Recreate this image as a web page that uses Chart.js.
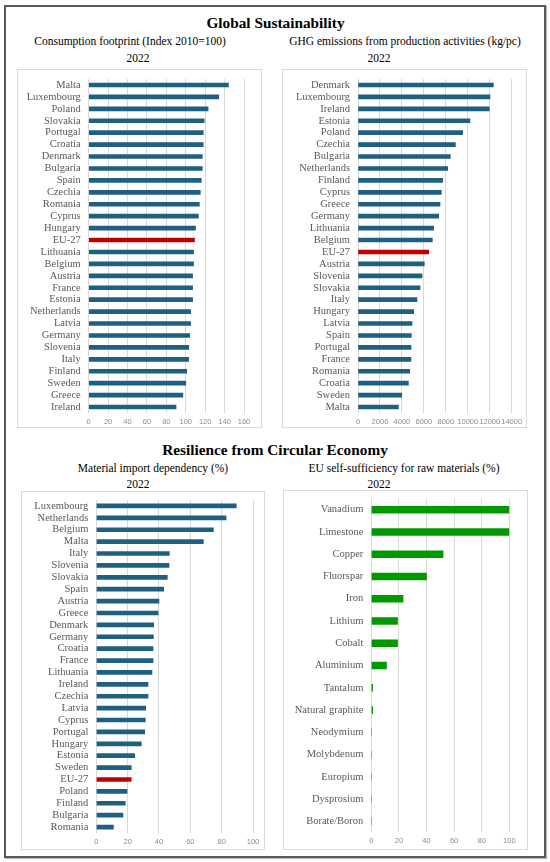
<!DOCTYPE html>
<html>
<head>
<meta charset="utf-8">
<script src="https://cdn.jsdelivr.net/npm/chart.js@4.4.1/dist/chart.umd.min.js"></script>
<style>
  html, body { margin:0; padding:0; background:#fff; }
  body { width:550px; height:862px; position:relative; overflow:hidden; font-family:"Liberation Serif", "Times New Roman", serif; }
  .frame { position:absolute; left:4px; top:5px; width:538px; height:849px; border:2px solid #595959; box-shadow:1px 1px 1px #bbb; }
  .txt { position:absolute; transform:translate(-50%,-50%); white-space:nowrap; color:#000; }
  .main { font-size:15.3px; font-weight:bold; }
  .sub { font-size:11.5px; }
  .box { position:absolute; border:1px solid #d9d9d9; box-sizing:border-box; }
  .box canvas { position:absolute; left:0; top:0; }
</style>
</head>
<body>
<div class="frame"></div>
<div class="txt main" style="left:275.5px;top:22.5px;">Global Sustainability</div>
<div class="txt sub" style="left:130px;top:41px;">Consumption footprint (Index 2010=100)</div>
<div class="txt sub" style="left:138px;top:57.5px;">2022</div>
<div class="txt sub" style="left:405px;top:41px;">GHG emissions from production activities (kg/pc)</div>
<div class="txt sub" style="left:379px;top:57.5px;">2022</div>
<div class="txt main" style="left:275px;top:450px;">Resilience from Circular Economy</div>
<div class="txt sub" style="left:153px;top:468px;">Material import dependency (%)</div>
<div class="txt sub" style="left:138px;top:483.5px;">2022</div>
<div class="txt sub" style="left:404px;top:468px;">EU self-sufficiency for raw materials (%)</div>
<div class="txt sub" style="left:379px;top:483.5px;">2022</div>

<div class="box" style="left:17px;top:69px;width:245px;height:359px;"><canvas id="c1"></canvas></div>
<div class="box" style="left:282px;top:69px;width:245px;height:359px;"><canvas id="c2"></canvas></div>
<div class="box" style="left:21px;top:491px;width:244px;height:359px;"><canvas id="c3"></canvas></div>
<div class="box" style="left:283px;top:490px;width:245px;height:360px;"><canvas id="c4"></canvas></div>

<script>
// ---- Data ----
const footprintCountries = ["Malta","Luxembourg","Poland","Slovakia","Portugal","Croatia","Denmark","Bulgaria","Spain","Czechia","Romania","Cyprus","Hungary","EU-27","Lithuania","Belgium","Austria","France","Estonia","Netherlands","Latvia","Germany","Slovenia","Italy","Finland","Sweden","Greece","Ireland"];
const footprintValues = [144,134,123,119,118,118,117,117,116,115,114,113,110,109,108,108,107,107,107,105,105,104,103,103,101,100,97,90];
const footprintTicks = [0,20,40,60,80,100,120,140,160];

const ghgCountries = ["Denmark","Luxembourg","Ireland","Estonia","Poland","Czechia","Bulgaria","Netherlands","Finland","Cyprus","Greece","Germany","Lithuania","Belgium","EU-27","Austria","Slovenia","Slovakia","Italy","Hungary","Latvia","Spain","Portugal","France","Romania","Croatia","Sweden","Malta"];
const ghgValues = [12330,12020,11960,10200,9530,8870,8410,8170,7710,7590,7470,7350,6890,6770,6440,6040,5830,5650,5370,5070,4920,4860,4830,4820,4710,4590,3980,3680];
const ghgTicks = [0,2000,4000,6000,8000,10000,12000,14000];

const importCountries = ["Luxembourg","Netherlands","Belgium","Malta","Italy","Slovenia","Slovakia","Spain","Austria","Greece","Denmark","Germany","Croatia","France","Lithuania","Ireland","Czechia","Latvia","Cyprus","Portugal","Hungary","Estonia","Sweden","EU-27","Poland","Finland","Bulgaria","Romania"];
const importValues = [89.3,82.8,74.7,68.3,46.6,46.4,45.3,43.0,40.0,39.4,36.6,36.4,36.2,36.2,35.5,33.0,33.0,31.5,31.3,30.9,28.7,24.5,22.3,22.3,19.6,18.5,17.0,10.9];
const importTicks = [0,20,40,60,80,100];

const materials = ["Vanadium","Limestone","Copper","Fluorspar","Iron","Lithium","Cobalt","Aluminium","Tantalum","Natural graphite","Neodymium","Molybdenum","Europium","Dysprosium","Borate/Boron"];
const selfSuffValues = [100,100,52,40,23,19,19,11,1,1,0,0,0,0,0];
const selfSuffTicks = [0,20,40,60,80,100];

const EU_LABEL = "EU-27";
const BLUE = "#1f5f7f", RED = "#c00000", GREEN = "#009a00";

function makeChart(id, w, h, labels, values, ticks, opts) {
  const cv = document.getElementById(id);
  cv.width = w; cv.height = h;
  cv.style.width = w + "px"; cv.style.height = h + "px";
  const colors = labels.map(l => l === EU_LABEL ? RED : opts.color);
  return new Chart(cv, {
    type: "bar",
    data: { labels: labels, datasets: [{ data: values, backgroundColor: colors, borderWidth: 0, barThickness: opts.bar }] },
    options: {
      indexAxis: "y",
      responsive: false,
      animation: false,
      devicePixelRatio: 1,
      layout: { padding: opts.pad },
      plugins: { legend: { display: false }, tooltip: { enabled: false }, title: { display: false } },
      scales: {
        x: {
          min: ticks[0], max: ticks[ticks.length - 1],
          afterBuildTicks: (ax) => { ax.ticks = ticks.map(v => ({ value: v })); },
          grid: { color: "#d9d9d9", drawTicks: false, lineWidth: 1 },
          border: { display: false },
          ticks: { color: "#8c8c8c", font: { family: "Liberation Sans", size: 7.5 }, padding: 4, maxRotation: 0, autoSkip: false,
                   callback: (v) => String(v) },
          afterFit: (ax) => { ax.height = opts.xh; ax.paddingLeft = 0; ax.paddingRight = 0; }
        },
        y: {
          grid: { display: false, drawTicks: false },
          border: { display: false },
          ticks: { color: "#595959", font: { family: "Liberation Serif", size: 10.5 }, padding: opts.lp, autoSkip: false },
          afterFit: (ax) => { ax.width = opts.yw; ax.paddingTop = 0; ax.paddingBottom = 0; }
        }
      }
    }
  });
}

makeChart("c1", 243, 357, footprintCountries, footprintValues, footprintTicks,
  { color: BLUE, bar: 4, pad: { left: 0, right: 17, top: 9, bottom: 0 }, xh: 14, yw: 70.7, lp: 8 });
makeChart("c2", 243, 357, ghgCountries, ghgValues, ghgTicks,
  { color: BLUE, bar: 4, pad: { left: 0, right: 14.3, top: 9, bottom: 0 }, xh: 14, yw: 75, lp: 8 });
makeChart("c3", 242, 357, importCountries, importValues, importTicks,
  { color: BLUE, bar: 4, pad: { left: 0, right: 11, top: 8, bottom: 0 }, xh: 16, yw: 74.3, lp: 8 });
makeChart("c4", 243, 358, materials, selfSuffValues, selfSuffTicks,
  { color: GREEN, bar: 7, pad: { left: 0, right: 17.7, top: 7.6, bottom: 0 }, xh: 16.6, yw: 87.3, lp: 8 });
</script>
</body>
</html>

# # # # #

» EXERCISE OBJECTIVE:
Make an exact copy of the data above, pictures excluded.

» FINAL RESULT:
Recreate this image as a web page that uses Chart.js.
<!DOCTYPE html>
<html>
<head>
<meta charset="utf-8">
<script src="https://cdn.jsdelivr.net/npm/chart.js@4.4.1/dist/chart.umd.min.js"></script>
<style>
  html, body { margin:0; padding:0; background:#fff; }
  body { width:550px; height:862px; position:relative; overflow:hidden; font-family:"Liberation Serif", "Times New Roman", serif; }
  .frame { position:absolute; left:4px; top:5px; width:538px; height:849px; border:2px solid #595959; box-shadow:1px 1px 1px #bbb; }
  .txt { position:absolute; transform:translate(-50%,-50%); white-space:nowrap; color:#000; }
  .main { font-size:15.3px; font-weight:bold; }
  .sub { font-size:11.5px; }
  .box { position:absolute; border:1px solid #d9d9d9; box-sizing:border-box; }
  .box canvas { position:absolute; left:0; top:0; }
</style>
</head>
<body>
<div class="frame"></div>
<div class="txt main" style="left:275.5px;top:22.5px;">Global Sustainability</div>
<div class="txt sub" style="left:130px;top:41px;">Consumption footprint (Index 2010=100)</div>
<div class="txt sub" style="left:138px;top:57.5px;">2022</div>
<div class="txt sub" style="left:405px;top:41px;">GHG emissions from production activities (kg/pc)</div>
<div class="txt sub" style="left:379px;top:57.5px;">2022</div>
<div class="txt main" style="left:275px;top:450px;">Resilience from Circular Economy</div>
<div class="txt sub" style="left:153px;top:468px;">Material import dependency (%)</div>
<div class="txt sub" style="left:138px;top:483.5px;">2022</div>
<div class="txt sub" style="left:404px;top:468px;">EU self-sufficiency for raw materials (%)</div>
<div class="txt sub" style="left:379px;top:483.5px;">2022</div>

<div class="box" style="left:17px;top:69px;width:245px;height:359px;"><canvas id="c1"></canvas></div>
<div class="box" style="left:282px;top:69px;width:245px;height:359px;"><canvas id="c2"></canvas></div>
<div class="box" style="left:21px;top:491px;width:244px;height:359px;"><canvas id="c3"></canvas></div>
<div class="box" style="left:283px;top:490px;width:245px;height:360px;"><canvas id="c4"></canvas></div>

<script>
// ---- Data ----
const footprintCountries = ["Malta","Luxembourg","Poland","Slovakia","Portugal","Croatia","Denmark","Bulgaria","Spain","Czechia","Romania","Cyprus","Hungary","EU-27","Lithuania","Belgium","Austria","France","Estonia","Netherlands","Latvia","Germany","Slovenia","Italy","Finland","Sweden","Greece","Ireland"];
const footprintValues = [144,134,123,119,118,118,117,117,116,115,114,113,110,109,108,108,107,107,107,105,105,104,103,103,101,100,97,90];
const footprintTicks = [0,20,40,60,80,100,120,140,160];

const ghgCountries = ["Denmark","Luxembourg","Ireland","Estonia","Poland","Czechia","Bulgaria","Netherlands","Finland","Cyprus","Greece","Germany","Lithuania","Belgium","EU-27","Austria","Slovenia","Slovakia","Italy","Hungary","Latvia","Spain","Portugal","France","Romania","Croatia","Sweden","Malta"];
const ghgValues = [12330,12020,11960,10200,9530,8870,8410,8170,7710,7590,7470,7350,6890,6770,6440,6040,5830,5650,5370,5070,4920,4860,4830,4820,4710,4590,3980,3680];
const ghgTicks = [0,2000,4000,6000,8000,10000,12000,14000];

const importCountries = ["Luxembourg","Netherlands","Belgium","Malta","Italy","Slovenia","Slovakia","Spain","Austria","Greece","Denmark","Germany","Croatia","France","Lithuania","Ireland","Czechia","Latvia","Cyprus","Portugal","Hungary","Estonia","Sweden","EU-27","Poland","Finland","Bulgaria","Romania"];
const importValues = [89.3,82.8,74.7,68.3,46.6,46.4,45.3,43.0,40.0,39.4,36.6,36.4,36.2,36.2,35.5,33.0,33.0,31.5,31.3,30.9,28.7,24.5,22.3,22.3,19.6,18.5,17.0,10.9];
const importTicks = [0,20,40,60,80,100];

const materials = ["Vanadium","Limestone","Copper","Fluorspar","Iron","Lithium","Cobalt","Aluminium","Tantalum","Natural graphite","Neodymium","Molybdenum","Europium","Dysprosium","Borate/Boron"];
const selfSuffValues = [100,100,52,40,23,19,19,11,1,1,0,0,0,0,0];
const selfSuffTicks = [0,20,40,60,80,100];

const EU_LABEL = "EU-27";
const BLUE = "#1f5f7f", RED = "#c00000", GREEN = "#009a00";

function makeChart(id, w, h, labels, values, ticks, opts) {
  const cv = document.getElementById(id);
  cv.width = w; cv.height = h;
  cv.style.width = w + "px"; cv.style.height = h + "px";
  const colors = labels.map(l => l === EU_LABEL ? RED : opts.color);
  return new Chart(cv, {
    type: "bar",
    data: { labels: labels, datasets: [{ data: values, backgroundColor: colors, borderWidth: 0, barThickness: opts.bar }] },
    options: {
      indexAxis: "y",
      responsive: false,
      animation: false,
      devicePixelRatio: 1,
      layout: { padding: opts.pad },
      plugins: { legend: { display: false }, tooltip: { enabled: false }, title: { display: false } },
      scales: {
        x: {
          min: ticks[0], max: ticks[ticks.length - 1],
          afterBuildTicks: (ax) => { ax.ticks = ticks.map(v => ({ value: v })); },
          grid: { color: "#d9d9d9", drawTicks: false, lineWidth: 1 },
          border: { display: false },
          ticks: { color: "#8c8c8c", font: { family: "Liberation Sans", size: 7.5 }, padding: 4, maxRotation: 0, autoSkip: false,
                   callback: (v) => String(v) },
          afterFit: (ax) => { ax.height = opts.xh; ax.paddingLeft = 0; ax.paddingRight = 0; }
        },
        y: {
          grid: { display: false, drawTicks: false },
          border: { display: false },
          ticks: { color: "#595959", font: { family: "Liberation Serif", size: 10.5 }, padding: opts.lp, autoSkip: false },
          afterFit: (ax) => { ax.width = opts.yw; ax.paddingTop = 0; ax.paddingBottom = 0; }
        }
      }
    }
  });
}

makeChart("c1", 243, 357, footprintCountries, footprintValues, footprintTicks,
  { color: BLUE, bar: 4, pad: { left: 0, right: 17, top: 9, bottom: 0 }, xh: 14, yw: 70.7, lp: 8 });
makeChart("c2", 243, 357, ghgCountries, ghgValues, ghgTicks,
  { color: BLUE, bar: 4, pad: { left: 0, right: 14.3, top: 9, bottom: 0 }, xh: 14, yw: 75, lp: 8 });
makeChart("c3", 242, 357, importCountries, importValues, importTicks,
  { color: BLUE, bar: 4, pad: { left: 0, right: 11, top: 8, bottom: 0 }, xh: 16, yw: 74.3, lp: 8 });
makeChart("c4", 243, 358, materials, selfSuffValues, selfSuffTicks,
  { color: GREEN, bar: 7, pad: { left: 0, right: 17.7, top: 7.6, bottom: 0 }, xh: 16.6, yw: 87.3, lp: 8 });
</script>
</body>
</html>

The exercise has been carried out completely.